Audrey Geraldine Lorde was born in New York City to immigrant parents hailing from the West Indies. Those who have read her works would never believe that as a little girl, Lorde actually struggled with her words. The girl who would one day identify as “a Black feminist lesbian mother poet” didn’t speak until she was five.
But while speaking didn’t always come easy to her, poetry seemed to come naturally. Claiming poetry as her first language, as a child she’d often respond to questions in the form of a poem to avoid reprimands from adults about her stuttering. Ever the thoughtful child, as soon as she learned how to read and write, she nixed the “y” in her name to make it more even and symmetrical.

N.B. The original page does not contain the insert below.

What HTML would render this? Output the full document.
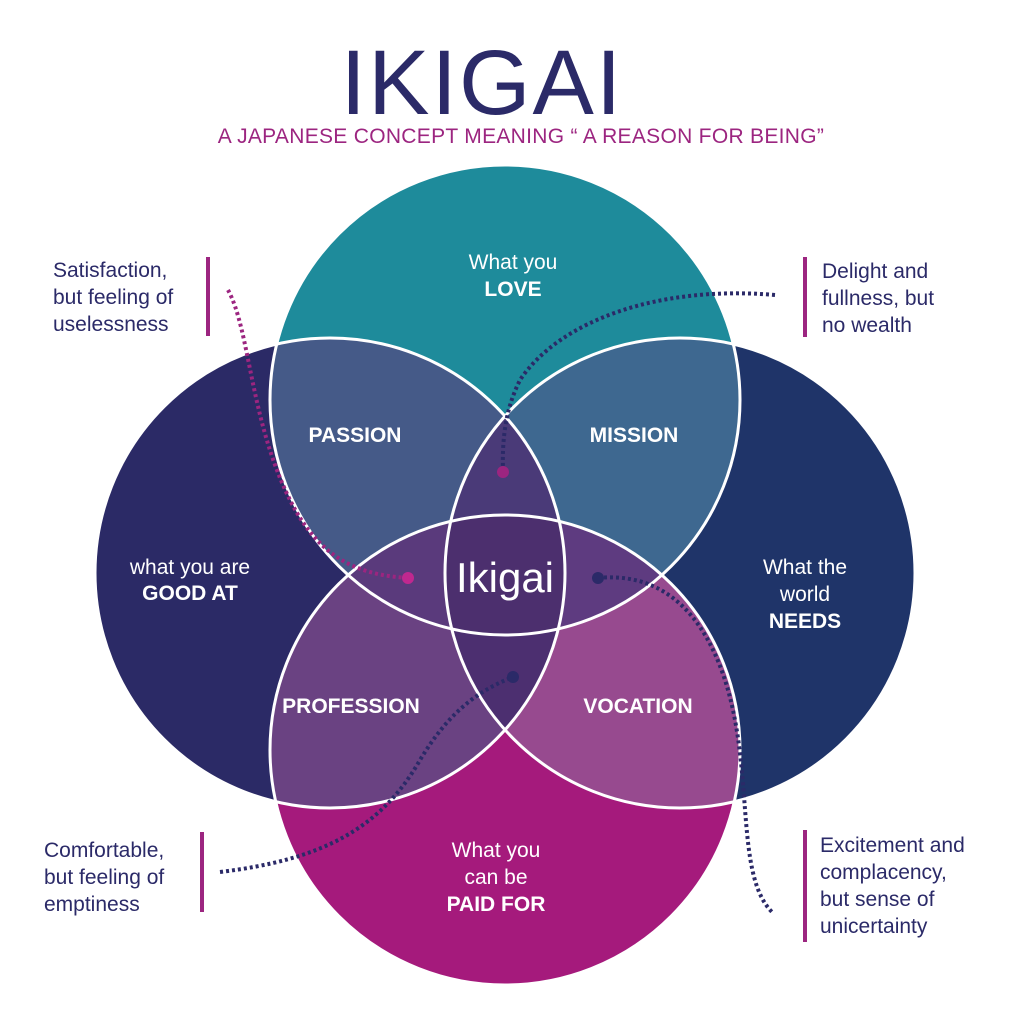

“Words had an energy and power and I came to respect that power early,” she wrote. “Pronouns, nouns, and verbs were citizens of different countries, who really got together to make a new world.”
Her first volume of poetry, The First Cities, was cited as “an innovative and refreshing rhetorical departure from the confrontational tone prevalent in African-American poetry at the time.” She continued to make history with her works as a prolific writer who was able to explore love, fear, and racial and sexual oppression and document them in a heartfelt way. Fighting sexual and racial marginalization, she dealt with a great deal of opposition to her radical views.
“My sexuality is part and parcel of who I am, and my poetry comes from the intersection of me and my worlds,” she once told an interviewer. “My work is not about obscenity, or even about sex. It is about revolution and change.”
Arguably one of the most radical ideas Lorde had were those about sexuality and the erotic. She defined lesbians to include strong women who center other women, even if they haven’t had sexual relationships with them. In her essay “The Uses of the Erotic: Erotic as Power” she expanded on the idea of erotica as “a particular feeling, knowledge, and understanding for those sisters with whom I have danced hard, played, or even fought.”
She even went as far as to say that all Black women are lesbians in a 1980 interview with Karla Hammond.
“Black women are lesbians because we were raised in the remnants of a basically matriarchal society no matter how oppressed we may have been by patriarchy,” she said to Hammond. “We’re all dykes, including our mommas. Let’s really start getting past the shibboleths and taboos. They don’t really matter. Being able to recognize that the function of poetry is to ennoble and empower us in a way that’s not separate from our living, that belief is African in origin.”
We lift up Audre Lorde in the spirit of self-definition and breaking down the constraints that attempt to define us, today and always.